China’s Ministry of Commerce spokesperson Gao Feng at the news conference

The Chinese foreign ministry, however, focused on the sensitive and volatile nature of the Indo-China relationship and said that neither country should hurt long-term interests because of short-sightedness.

“The Indian side decided to ban some great and popular Chinese apps. Indian user’s rights and interests are firstly harmed. And Chinese business rights and interests will also be harmed. So, what India has done is not beneficial to anyone,” spokesperson Hua Chunying said.

“As I said both are ancient civilizations with splendid cultures that we are proud of, and the exchange between the two sides have been going on for thousands of years.”

Giving the example of Tagore, Hua said many of his poems are popular in China, and then quoted a line from one of his poems: “We read the world wrong, and say that it deceives us”.

“Also, yoga is becoming more and more popular in China; including myself, I am very fond of Indian culture. But we do not think that Indian culture or the poems or other things are infiltrating here or are posing any threat to Chinese culture,” Hua said.

“What we believe is that the intermingling of different cultures is conducive to promoting people’s mutual understanding and friendship.”

Hua also let out a subtle warning about ties between India and the US.

“I have noted that the US state department on the same day said that India banned more than 100 Chinese apps and called on other countries to join India to roll out the clean network initiative,” she said according to The Hindustan Times.

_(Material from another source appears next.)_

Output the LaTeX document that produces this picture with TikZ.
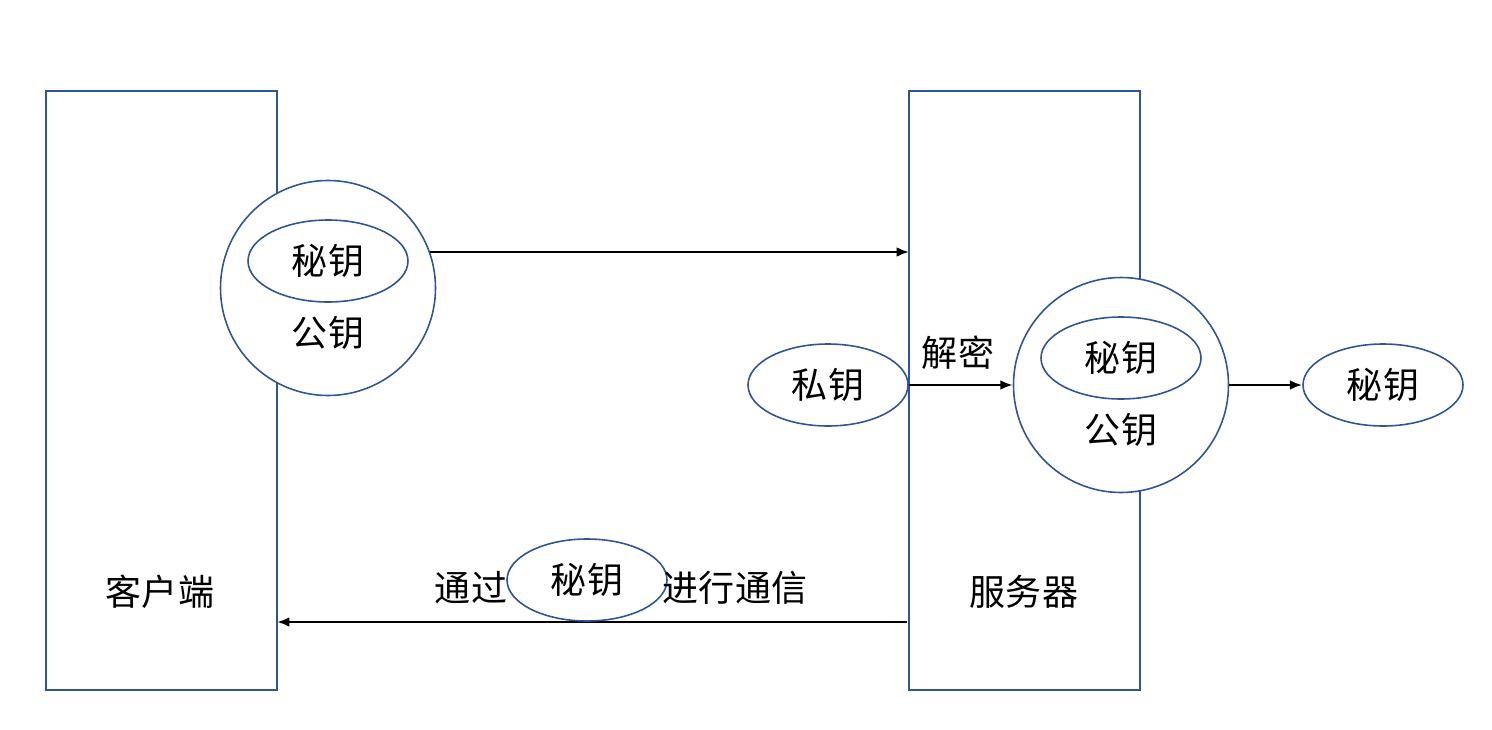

“So, I don’t know if there is any correlation or interaction between India and the US. But India is an ancient civilization with wise people. They should know what the US has done in Cyber Security for example Dirtbox, Prism, Irritant Horn, Muscular, and under-sea cable tapping. Indian people must have the wisdom to tell whether the US practice on cybersecurity is clean or dirty. We hope India could stay committed to its precious independence decision making.”

Chinese Foreign Ministry spokesperson at a press conference

Several international experts in China have expectedly criticized New Delhi’s move to ban the apps speculating that it the Indian government has ill-intentions to stir up the conflict to divert attention from its dismal economic conditions and that might worsen the relationship between the two major Asian economies.

Zhao Gancheng, director of the Centre for Asia-Pacific Studies at the Shanghai Institute for International Studies said while the apps ban will likely have a limited impact on the Indian economy, the “…ill intentions behind the Indian government’s move to stir up tension and even conflict with China are increasingly reaching a dangerous level”.

“This is dangerous. The worse the Indian economy becomes, the higher the probability that a military conflict could be provoked by New Delhi. This is a very worrisome situation,” Zhao told state media.

With domestic problems of the coronavirus, shrinking GDP, job losses, and mass unemployment, India’s focus should for the present be more on finding solutions for the crises at home, rather than going on the offensive against another country. India should definitely guard her borders, but it should avoid provocations and not initiate aggressive measures that would need the country to focus its attention and resources on external man-made crises.